The sheer wall of white came down with the deafening roar of a dozen freight trains, eclipsing the morning sun in a terrifying instant. ‘We were just securing our bindings near the ridge when the ground beneath us literally liquefied into a churning ocean of ice and powder,’ recalls Mark Davies, a local backcountry guide who miraculously survived the devastating slide near Lake Tahoe on Tuesday morning. What began as a pristine, bluebird day after weeks of relentless, historic winter storms instantly transformed into one of the deadliest mountain tragedies in the region’s modern history. Witnesses described a chaotic scramble as towering pine trees snapped like toothpicks and the valley below was swallowed by thousands of tons of heavy, accelerated snow.
The aftermath of this catastrophic event serves as a sobering, brutal reality check for winter sports enthusiasts across the United States. Nine people have now been tragically confirmed dead following the massive avalanche, a devastating climax to a winter season that shattered Sierra Nevada snowfall records dating back over a century. As rescue helicopters continue to circle the rugged peaks and tight-knit mountain communities brace for the possibility of more extreme weather, avalanche investigators are uncovering exactly how this unprecedented accumulation of snow created a massive, invisible ticking time bomb just waiting for a single, fatal trigger.
The Deep Dive: How Historic Snowpack Concealed a Shifting Deadly Trend
For decades, Lake Tahoe has been the crown jewel of American winter recreation, drawing millions to its world-class resorts and pristine backcountry. However, climatologists and snow science experts point to a highly concerning shifting trend: extreme weather volatility driven by atmospheric rivers. This year, the region didn’t just receive snow; it was battered by a relentless sequence of tropical moisture plumes that dumped over 700 inches of snow at higher elevations. While the powder hounds rejoiced, a hidden danger was silently constructing itself beneath the surface.
‘People look at deep, untouched powder and see a pristine winter wonderland. What they do not see is the structural integrity of the snowpack. When you have dramatic temperature swings of up to 40 degrees Fahrenheit in a single week, followed immediately by three feet of dense, heavy snow, you are essentially building a massive house of cards on a sheet of frictionless glass. It takes very little to bring the entire mountain down.’ – Dr.
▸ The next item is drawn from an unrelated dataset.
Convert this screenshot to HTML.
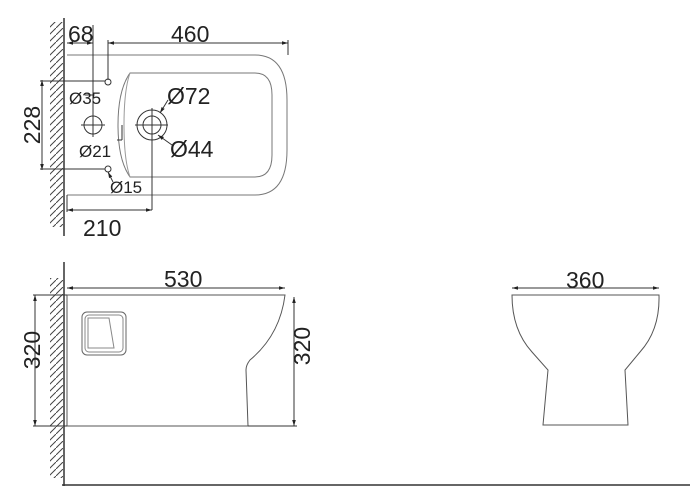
<!DOCTYPE html>
<html><head><style>body{margin:0;background:#fff}svg{display:block}text{font-family:"Liberation Sans",sans-serif;fill:#222}</style></head><body>
<svg width="693" height="495" viewBox="0 0 693 495" xmlns="http://www.w3.org/2000/svg">
<defs>
<pattern id="h" width="7" height="7" patternUnits="userSpaceOnUse"><path d="M0 7L7 0" stroke="#444" stroke-width="1"/></pattern>
<marker id="a" viewBox="0 0 10 10" refX="10" refY="5" markerWidth="6" markerHeight="6" orient="auto-start-reverse"><path d="M0 2L10 5L0 8z" fill="#222"/></marker>
</defs>
<g fill="none" stroke="#333" stroke-width="1">
<rect x="50" y="22" width="13" height="205" fill="url(#h)" stroke="none"/>
<line x1="64" y1="18" x2="64" y2="236" stroke-width="1.5"/>
<path d="M67 55H255Q287 55 287 100V150Q287 195 255 195H67" stroke="#777"/>
<path d="M130 73H255Q272 73 272 95V155Q272 177 255 177H130Q118 160 118 125Q118 90 130 73Z" stroke="#777"/>
<path d="M130 73Q124 90 124 125Q124 160 130 177" stroke="#999"/>
<line x1="67" y1="43" x2="93" y2="43" marker-start="url(#a)" marker-end="url(#a)"/>
<line x1="108" y1="43" x2="288" y2="43" marker-start="url(#a)" marker-end="url(#a)"/>
<line x1="93" y1="25" x2="93" y2="125"/>
<line x1="108" y1="40" x2="108" y2="80"/>
<line x1="288" y1="40" x2="288" y2="55"/>
<circle cx="108" cy="82" r="3"/><circle cx="108" cy="169" r="3"/>
<line x1="42" y1="80" x2="42" y2="170" marker-start="url(#a)" marker-end="url(#a)"/>
<line x1="40" y1="81" x2="105" y2="81"/><line x1="40" y1="169" x2="105" y2="169"/>
<circle cx="93" cy="125" r="9"/><line x1="81" y1="125" x2="105" y2="125"/><line x1="93" y1="113" x2="93" y2="137"/>
<circle cx="152" cy="125" r="15"/><circle cx="152" cy="125" r="9"/>
<line x1="135" y1="125" x2="168" y2="125"/><line x1="152" y1="108" x2="152" y2="210"/>
<line x1="67" y1="210" x2="152" y2="210" marker-start="url(#a)" marker-end="url(#a)"/>
<line x1="67" y1="195" x2="67" y2="212"/>
<path d="M168 100L160 113" marker-end="url(#a)"/><path d="M172 145L158 135" marker-end="url(#a)"/>
<path d="M113 182L108 172" marker-end="url(#a)"/>
<path d="M85 95L93 95" /><path d="M117 140L122 140M122 125L122 140" />
<rect x="50" y="278" width="13" height="200" fill="url(#h)" stroke="none"/>
<line x1="64" y1="262" x2="64" y2="486" stroke-width="1.5"/>
<line x1="62" y1="485" x2="690" y2="485" stroke-width="1.5"/>
<path d="M67 295H285Q280 335 250 360Q246 365 246 370L248 426H67Z" stroke="#555"/>
<line x1="67" y1="288" x2="285" y2="288" marker-start="url(#a)" marker-end="url(#a)"/>
<line x1="35" y1="295" x2="35" y2="426" marker-start="url(#a)" marker-end="url(#a)"/>
<line x1="33" y1="295" x2="67" y2="295"/><line x1="33" y1="426" x2="67" y2="426"/>
<line x1="294" y1="297" x2="294" y2="426" marker-start="url(#a)" marker-end="url(#a)"/>
<line x1="248" y1="426" x2="297" y2="426"/>
<rect x="82" y="312" width="44" height="43" rx="5" stroke="#666"/>
<rect x="85" y="315" width="38" height="37" rx="4" stroke="#888"/>
<path d="M88 318H109L114 348H88Z" stroke="#888"/>
<path d="M512 295H659Q660 330 640 352L625 370L628 425H543L548 370L532 352Q512 330 512 295Z" stroke="#555"/>
<line x1="512" y1="288" x2="659" y2="288" marker-start="url(#a)" marker-end="url(#a)"/>
</g>
<g font-size="23">
<text x="68" y="42">68</text>
<text x="171" y="42">460</text>
<text x="83" y="236">210</text>
<text x="164" y="287">530</text>
<text x="566" y="288">360</text>
<text transform="translate(40,125) rotate(-90)" text-anchor="middle">228</text>
<text transform="translate(40,350) rotate(-90)" text-anchor="middle">320</text>
<text transform="translate(310,346) rotate(-90)" text-anchor="middle">320</text>
<text x="167" y="104">Ø72</text>
<text x="170" y="157">Ø44</text>
</g>
<g font-size="17">
<text x="69" y="104">Ø35</text>
<text x="79" y="157">Ø21</text>
<text x="110" y="193">Ø15</text>
</g>
</svg>
</body></html>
Sarah Jenkins, Lead Forecaster at the Sierra Avalanche Center.
The mechanics of Tuesday’s tragedy rely heavily on what experts call a ‘persistent weak layer.’ Early season snowstorms were followed by a bizarre warm spell that brought rain up to the 8,000-foot mark. When temperatures plummeted back into the teens, that wet layer froze into a solid, slick crust. Subsequent massive snowfalls piled incredible weight on top of this ice rink. When the victims traversed the critical slope, their combined weight acted as the final straw, fracturing the snowpack across a span of nearly half a mile.
Understanding the anatomy of this shifting winter trend requires looking at the primary factors contributing to this year’s extreme avalanche conditions:
- Hyper-Charged Atmospheric Rivers: These intense bands of moisture funnel warm, dense precipitation straight from the Pacific Ocean, dropping incredibly heavy ‘Sierra Cement’ snow onto the mountainsides.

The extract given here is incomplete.